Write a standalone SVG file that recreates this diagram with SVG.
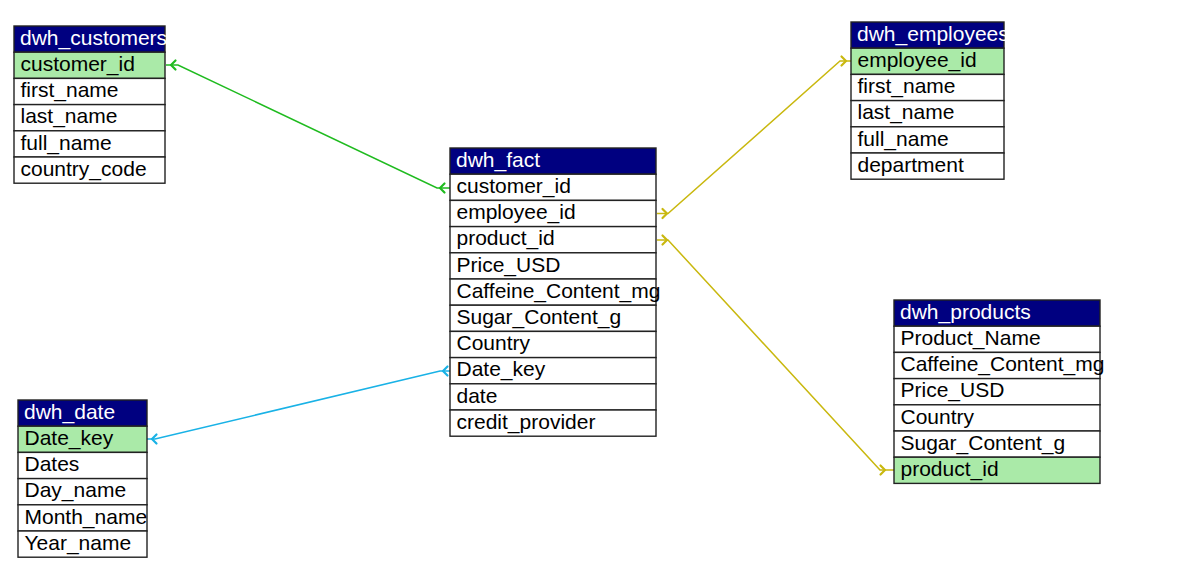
<svg xmlns="http://www.w3.org/2000/svg" xmlns:xlink="http://www.w3.org/1999/xlink" width="1189" height="585" viewBox="0 0 1189 585">
  <style>
    .hdr { fill: #000080; stroke: #222; stroke-width: 1.4; }
    .row { fill: #ffffff; stroke: #222; stroke-width: 1.4; }
    .key { fill: #aaeaa8; stroke: #222; stroke-width: 1.4; }
    .ht { font-family: "Liberation Sans", Arial, sans-serif; font-size: 21px; fill: #ffffff; }
    .rt { font-family: "Liberation Sans", Arial, sans-serif; font-size: 21px; fill: #000000; }
    .link { fill: none; stroke-width: 1.5; }
    .chev { fill: none; stroke-width: 2.2; stroke-linecap: round; stroke-linejoin: round; }
    .green { stroke: #1fbb1f; }
    .yellow { stroke: #c9b80f; }
    .blue { stroke: #19b2e6; }
  </style>
  <defs>
    <!-- open chevrons, tip at the origin -->
    <path id="chevL" d="M4.5,-4.5 L0,0 L4.5,4.5"/>
    <path id="chevR" d="M-4.5,-4.5 L0,0 L-4.5,4.5"/>
  </defs>
  <rect width="1189" height="585" fill="#ffffff"/>

  <!-- relationships -->
  <g id="connectors">
    <path class="link green" d="M166,65 H178 L437,188 H450"/>
    <use xlink:href="#chevL" class="chev green" x="171" y="65"/>
    <use xlink:href="#chevL" class="chev green" x="440" y="188"/>

    <path class="link yellow" d="M657,213.5 H668 L840,61 H851"/>
    <use xlink:href="#chevR" class="chev yellow" x="667" y="213.5"/>
    <use xlink:href="#chevR" class="chev yellow" x="846" y="61"/>

    <path class="link yellow" d="M657,240 H668 L880,470 H894"/>
    <use xlink:href="#chevR" class="chev yellow" x="667" y="240"/>
    <use xlink:href="#chevR" class="chev yellow" x="885" y="470"/>

    <path class="link blue" d="M147,439 H155 L440,371 H450"/>
    <use xlink:href="#chevL" class="chev blue" x="152" y="439"/>
    <use xlink:href="#chevL" class="chev blue" x="443" y="371"/>
  </g>

  <!-- dwh_customers -->
  <g id="dwh_customers">
    <rect class="hdr" x="14" y="26" width="151" height="26.2"/>
    <rect class="key" x="14" y="52.2" width="151" height="26.2"/>
    <rect class="row" x="14" y="78.4" width="151" height="26.2"/>
    <rect class="row" x="14" y="104.6" width="151" height="26.2"/>
    <rect class="row" x="14" y="130.8" width="151" height="26.2"/>
    <rect class="row" x="14" y="157" width="151" height="26.2"/>
    <text class="ht" x="20" y="44.8">dwh_customers</text>
    <text class="rt" x="20.5" y="71">customer_id</text>
    <text class="rt" x="20.5" y="97.2">first_name</text>
    <text class="rt" x="20.5" y="123.4">last_name</text>
    <text class="rt" x="20.5" y="149.6">full_name</text>
    <text class="rt" x="20.5" y="175.8">country_code</text>
  </g>

  <!-- dwh_employees -->
  <g id="dwh_employees">
    <rect class="hdr" x="851" y="22" width="153" height="26.2"/>
    <rect class="key" x="851" y="48.2" width="153" height="26.2"/>
    <rect class="row" x="851" y="74.4" width="153" height="26.2"/>
    <rect class="row" x="851" y="100.6" width="153" height="26.2"/>
    <rect class="row" x="851" y="126.8" width="153" height="26.2"/>
    <rect class="row" x="851" y="153" width="153" height="26.2"/>
    <text class="ht" x="857" y="40.8">dwh_employees</text>
    <text class="rt" x="857.5" y="67">employee_id</text>
    <text class="rt" x="857.5" y="93.2">first_name</text>
    <text class="rt" x="857.5" y="119.4">last_name</text>
    <text class="rt" x="857.5" y="145.6">full_name</text>
    <text class="rt" x="857.5" y="171.8">department</text>
  </g>

  <!-- dwh_fact -->
  <g id="dwh_fact">
    <rect class="hdr" x="450" y="148" width="206" height="26.2"/>
    <rect class="row" x="450" y="174.2" width="206" height="26.2"/>
    <rect class="row" x="450" y="200.4" width="206" height="26.2"/>
    <rect class="row" x="450" y="226.6" width="206" height="26.2"/>
    <rect class="row" x="450" y="252.8" width="206" height="26.2"/>
    <rect class="row" x="450" y="279" width="206" height="26.2"/>
    <rect class="row" x="450" y="305.2" width="206" height="26.2"/>
    <rect class="row" x="450" y="331.4" width="206" height="26.2"/>
    <rect class="row" x="450" y="357.6" width="206" height="26.2"/>
    <rect class="row" x="450" y="383.8" width="206" height="26.2"/>
    <rect class="row" x="450" y="410" width="206" height="26.2"/>
    <text class="ht" x="456" y="166.8">dwh_fact</text>
    <text class="rt" x="456.5" y="193">customer_id</text>
    <text class="rt" x="456.5" y="219.2">employee_id</text>
    <text class="rt" x="456.5" y="245.4">product_id</text>
    <text class="rt" x="456.5" y="271.6">Price_USD</text>
    <text class="rt" x="456.5" y="297.8">Caffeine_Content_mg</text>
    <text class="rt" x="456.5" y="324">Sugar_Content_g</text>
    <text class="rt" x="456.5" y="350.2">Country</text>
    <text class="rt" x="456.5" y="376.4">Date_key</text>
    <text class="rt" x="456.5" y="402.6">date</text>
    <text class="rt" x="456.5" y="428.8">credit_provider</text>
  </g>

  <!-- dwh_products -->
  <g id="dwh_products">
    <rect class="hdr" x="894" y="300" width="206" height="26.2"/>
    <rect class="row" x="894" y="326.2" width="206" height="26.2"/>
    <rect class="row" x="894" y="352.4" width="206" height="26.2"/>
    <rect class="row" x="894" y="378.6" width="206" height="26.2"/>
    <rect class="row" x="894" y="404.8" width="206" height="26.2"/>
    <rect class="row" x="894" y="431" width="206" height="26.2"/>
    <rect class="key" x="894" y="457.2" width="206" height="26.2"/>
    <text class="ht" x="900" y="318.8">dwh_products</text>
    <text class="rt" x="900.5" y="345">Product_Name</text>
    <text class="rt" x="900.5" y="371.2">Caffeine_Content_mg</text>
    <text class="rt" x="900.5" y="397.4">Price_USD</text>
    <text class="rt" x="900.5" y="423.6">Country</text>
    <text class="rt" x="900.5" y="449.8">Sugar_Content_g</text>
    <text class="rt" x="900.5" y="476">product_id</text>
  </g>

  <!-- dwh_date -->
  <g id="dwh_date">
    <rect class="hdr" x="18" y="400" width="129" height="26.2"/>
    <rect class="key" x="18" y="426.2" width="129" height="26.2"/>
    <rect class="row" x="18" y="452.4" width="129" height="26.2"/>
    <rect class="row" x="18" y="478.6" width="129" height="26.2"/>
    <rect class="row" x="18" y="504.8" width="129" height="26.2"/>
    <rect class="row" x="18" y="531" width="129" height="26.2"/>
    <text class="ht" x="24" y="418.8">dwh_date</text>
    <text class="rt" x="24.5" y="445">Date_key</text>
    <text class="rt" x="24.5" y="471.2">Dates</text>
    <text class="rt" x="24.5" y="497.4">Day_name</text>
    <text class="rt" x="24.5" y="523.6">Month_name</text>
    <text class="rt" x="24.5" y="549.8">Year_name</text>
  </g>
</svg>
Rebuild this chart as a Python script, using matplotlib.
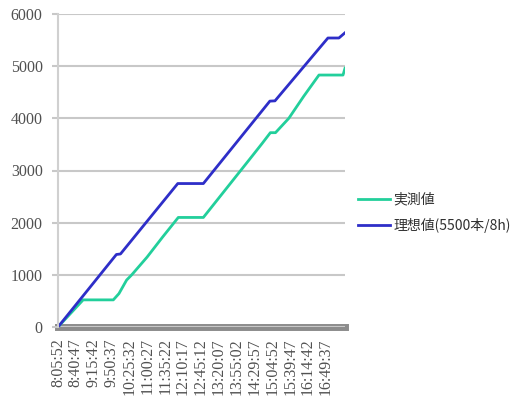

## Task to carry out
Transcribe the material exactly, and leave out whatever pictures it holds.

## Worked solution
Write a standalone SVG file that recreates this diagram with SVG.
<svg xmlns="http://www.w3.org/2000/svg" xmlns:xlink="http://www.w3.org/1999/xlink" width="1189" height="585" viewBox="0 0 1189 585">
  <style>
    .hdr { fill: #000080; stroke: #222; stroke-width: 1.4; }
    .row { fill: #ffffff; stroke: #222; stroke-width: 1.4; }
    .key { fill: #aaeaa8; stroke: #222; stroke-width: 1.4; }
    .ht { font-family: "Liberation Sans", Arial, sans-serif; font-size: 21px; fill: #ffffff; }
    .rt { font-family: "Liberation Sans", Arial, sans-serif; font-size: 21px; fill: #000000; }
    .link { fill: none; stroke-width: 1.5; }
    .chev { fill: none; stroke-width: 2.2; stroke-linecap: round; stroke-linejoin: round; }
    .green { stroke: #1fbb1f; }
    .yellow { stroke: #c9b80f; }
    .blue { stroke: #19b2e6; }
  </style>
  <defs>
    <!-- open chevrons, tip at the origin -->
    <path id="chevL" d="M4.5,-4.5 L0,0 L4.5,4.5"/>
    <path id="chevR" d="M-4.5,-4.5 L0,0 L-4.5,4.5"/>
  </defs>
  <rect width="1189" height="585" fill="#ffffff"/>

  <!-- relationships -->
  <g id="connectors">
    <path class="link green" d="M166,65 H178 L437,188 H450"/>
    <use xlink:href="#chevL" class="chev green" x="171" y="65"/>
    <use xlink:href="#chevL" class="chev green" x="440" y="188"/>

    <path class="link yellow" d="M657,213.5 H668 L840,61 H851"/>
    <use xlink:href="#chevR" class="chev yellow" x="667" y="213.5"/>
    <use xlink:href="#chevR" class="chev yellow" x="846" y="61"/>

    <path class="link yellow" d="M657,240 H668 L880,470 H894"/>
    <use xlink:href="#chevR" class="chev yellow" x="667" y="240"/>
    <use xlink:href="#chevR" class="chev yellow" x="885" y="470"/>

    <path class="link blue" d="M147,439 H155 L440,371 H450"/>
    <use xlink:href="#chevL" class="chev blue" x="152" y="439"/>
    <use xlink:href="#chevL" class="chev blue" x="443" y="371"/>
  </g>

  <!-- dwh_customers -->
  <g id="dwh_customers">
    <rect class="hdr" x="14" y="26" width="151" height="26.2"/>
    <rect class="key" x="14" y="52.2" width="151" height="26.2"/>
    <rect class="row" x="14" y="78.4" width="151" height="26.2"/>
    <rect class="row" x="14" y="104.6" width="151" height="26.2"/>
    <rect class="row" x="14" y="130.8" width="151" height="26.2"/>
    <rect class="row" x="14" y="157" width="151" height="26.2"/>
    <text class="ht" x="20" y="44.8">dwh_customers</text>
    <text class="rt" x="20.5" y="71">customer_id</text>
    <text class="rt" x="20.5" y="97.2">first_name</text>
    <text class="rt" x="20.5" y="123.4">last_name</text>
    <text class="rt" x="20.5" y="149.6">full_name</text>
    <text class="rt" x="20.5" y="175.8">country_code</text>
  </g>

  <!-- dwh_employees -->
  <g id="dwh_employees">
    <rect class="hdr" x="851" y="22" width="153" height="26.2"/>
    <rect class="key" x="851" y="48.2" width="153" height="26.2"/>
    <rect class="row" x="851" y="74.4" width="153" height="26.2"/>
    <rect class="row" x="851" y="100.6" width="153" height="26.2"/>
    <rect class="row" x="851" y="126.8" width="153" height="26.2"/>
    <rect class="row" x="851" y="153" width="153" height="26.2"/>
    <text class="ht" x="857" y="40.8">dwh_employees</text>
    <text class="rt" x="857.5" y="67">employee_id</text>
    <text class="rt" x="857.5" y="93.2">first_name</text>
    <text class="rt" x="857.5" y="119.4">last_name</text>
    <text class="rt" x="857.5" y="145.6">full_name</text>
    <text class="rt" x="857.5" y="171.8">department</text>
  </g>

  <!-- dwh_fact -->
  <g id="dwh_fact">
    <rect class="hdr" x="450" y="148" width="206" height="26.2"/>
    <rect class="row" x="450" y="174.2" width="206" height="26.2"/>
    <rect class="row" x="450" y="200.4" width="206" height="26.2"/>
    <rect class="row" x="450" y="226.6" width="206" height="26.2"/>
    <rect class="row" x="450" y="252.8" width="206" height="26.2"/>
    <rect class="row" x="450" y="279" width="206" height="26.2"/>
    <rect class="row" x="450" y="305.2" width="206" height="26.2"/>
    <rect class="row" x="450" y="331.4" width="206" height="26.2"/>
    <rect class="row" x="450" y="357.6" width="206" height="26.2"/>
    <rect class="row" x="450" y="383.8" width="206" height="26.2"/>
    <rect class="row" x="450" y="410" width="206" height="26.2"/>
    <text class="ht" x="456" y="166.8">dwh_fact</text>
    <text class="rt" x="456.5" y="193">customer_id</text>
    <text class="rt" x="456.5" y="219.2">employee_id</text>
    <text class="rt" x="456.5" y="245.4">product_id</text>
    <text class="rt" x="456.5" y="271.6">Price_USD</text>
    <text class="rt" x="456.5" y="297.8">Caffeine_Content_mg</text>
    <text class="rt" x="456.5" y="324">Sugar_Content_g</text>
    <text class="rt" x="456.5" y="350.2">Country</text>
    <text class="rt" x="456.5" y="376.4">Date_key</text>
    <text class="rt" x="456.5" y="402.6">date</text>
    <text class="rt" x="456.5" y="428.8">credit_provider</text>
  </g>

  <!-- dwh_products -->
  <g id="dwh_products">
    <rect class="hdr" x="894" y="300" width="206" height="26.2"/>
    <rect class="row" x="894" y="326.2" width="206" height="26.2"/>
    <rect class="row" x="894" y="352.4" width="206" height="26.2"/>
    <rect class="row" x="894" y="378.6" width="206" height="26.2"/>
    <rect class="row" x="894" y="404.8" width="206" height="26.2"/>
    <rect class="row" x="894" y="431" width="206" height="26.2"/>
    <rect class="key" x="894" y="457.2" width="206" height="26.2"/>
    <text class="ht" x="900" y="318.8">dwh_products</text>
    <text class="rt" x="900.5" y="345">Product_Name</text>
    <text class="rt" x="900.5" y="371.2">Caffeine_Content_mg</text>
    <text class="rt" x="900.5" y="397.4">Price_USD</text>
    <text class="rt" x="900.5" y="423.6">Country</text>
    <text class="rt" x="900.5" y="449.8">Sugar_Content_g</text>
    <text class="rt" x="900.5" y="476">product_id</text>
  </g>

  <!-- dwh_date -->
  <g id="dwh_date">
    <rect class="hdr" x="18" y="400" width="129" height="26.2"/>
    <rect class="key" x="18" y="426.2" width="129" height="26.2"/>
    <rect class="row" x="18" y="452.4" width="129" height="26.2"/>
    <rect class="row" x="18" y="478.6" width="129" height="26.2"/>
    <rect class="row" x="18" y="504.8" width="129" height="26.2"/>
    <rect class="row" x="18" y="531" width="129" height="26.2"/>
    <text class="ht" x="24" y="418.8">dwh_date</text>
    <text class="rt" x="24.5" y="445">Date_key</text>
    <text class="rt" x="24.5" y="471.2">Dates</text>
    <text class="rt" x="24.5" y="497.4">Day_name</text>
    <text class="rt" x="24.5" y="523.6">Month_name</text>
    <text class="rt" x="24.5" y="549.8">Year_name</text>
  </g>
</svg>
Rebuild this chart as a Python script, using matplotlib.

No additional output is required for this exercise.